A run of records
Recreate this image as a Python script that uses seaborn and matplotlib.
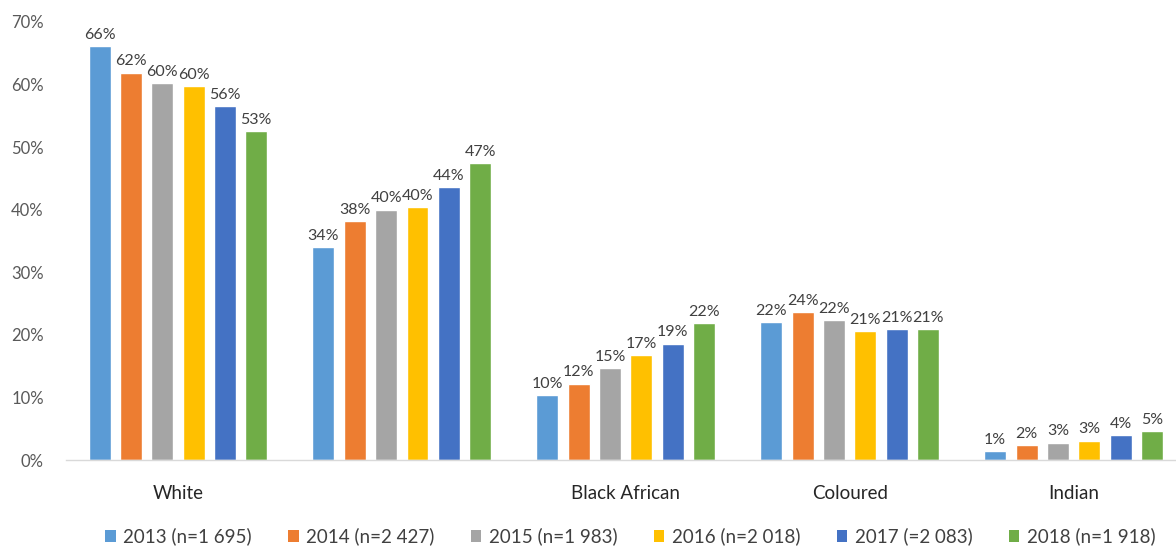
import numpy as np
import pandas as pd
import matplotlib
matplotlib.use("Agg")
import matplotlib.pyplot as plt
import seaborn as sns
from matplotlib.patches import Patch

categories = ["White", " ", "Black African", "Coloured", "Indian"]
series = ["2013 (n=1 695)", "2014 (n=2 427)", "2015 (n=1 983)",
          "2016 (n=2 018)", "2017 (=2 083)", "2018 (n=1 918)"]
v2013 = [66.1, 34.0, 10.4, 22.1, 1.4]
v2014 = [61.9, 38.2, 12.2, 23.6, 2.4]
v2015 = [60.2, 40.0, 14.7, 22.3, 2.8]
v2016 = [59.7, 40.4, 16.7, 20.6, 3.1]
v2017 = [56.5, 43.6, 18.6, 20.9, 4.0]
v2018 = [52.6, 47.4, 21.9, 20.9, 4.6]
yticks = [0, 10, 20, 30, 40, 50, 60, 70]
colors = ["#5B9BD5", "#ED7D31", "#A5A5A5", "#FFC000", "#4472C4", "#70AD47"]

sns.set_style("white")
plt.rcParams['font.family'] = ['Lato', 'DejaVu Sans']

rows = []
for s, vals in zip(series, [v2013, v2014, v2015, v2016, v2017, v2018]):
    for c, v in zip(categories, vals):
        rows.append({"cat": c, "series": s, "value": v})
df = pd.DataFrame(rows)

fig = plt.figure(figsize=(11.76, 5.47), dpi=100)
ax = fig.add_axes([0.0561, 0.159, 0.952, 0.801])
sns.barplot(data=df, x="cat", y="value", hue="series", order=categories,
            hue_order=series, palette=colors, width=0.84, gap=0.3,
            ax=ax, legend=False, saturation=1, errorbar=None)

for cont in ax.containers:
    labels = [f"{b.get_height():.0f}%" for b in cont]
    ax.bar_label(cont, labels=labels, padding=3, fontsize=11.5, color="#404040")

ax.set_ylim(0, 70)
ax.set_xlim(-0.5, 4.5)
ax.set_yticks(yticks)
ax.set_yticklabels([f"{t}%" for t in yticks])
ax.set_xlabel("")
ax.set_ylabel("")
ax.tick_params(axis='y', labelsize=12, colors="#595959", length=0, pad=16)
ax.tick_params(axis='x', labelsize=13.5, colors="#262626", length=0, pad=18)
for sp in ["top", "right", "left"]:
    ax.spines[sp].set_visible(False)
ax.spines["bottom"].set_color("#D9D9D9")
ax.spines["bottom"].set_linewidth(1)

handles = [Patch(facecolor=c, edgecolor='none') for c in colors]
fig.legend(handles, series, loc="center", bbox_to_anchor=(0.536, 0.019),
           ncol=6, frameon=False, fontsize=13.5, handlelength=0.55,
           handleheight=0.55, handletextpad=0.4, columnspacing=1.95,
           labelcolor="#404040")

fig.savefig("out.png", dpi=100)
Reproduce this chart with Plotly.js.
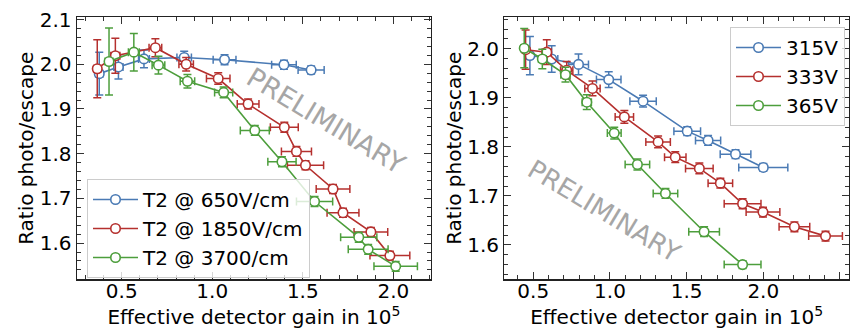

:: Set task ::
Please give again the entries word for word, starting at the first line and ending with the line that contains "from matplotlib.patches import Patch"; include both of those lines but none of the pictures.

:: Exercise result ::
Recreate this image as a Python script that uses seaborn and matplotlib.
import numpy as np
import pandas as pd
import matplotlib
matplotlib.use("Agg")
import matplotlib.pyplot as plt
import seaborn as sns
from matplotlib.patches import Patch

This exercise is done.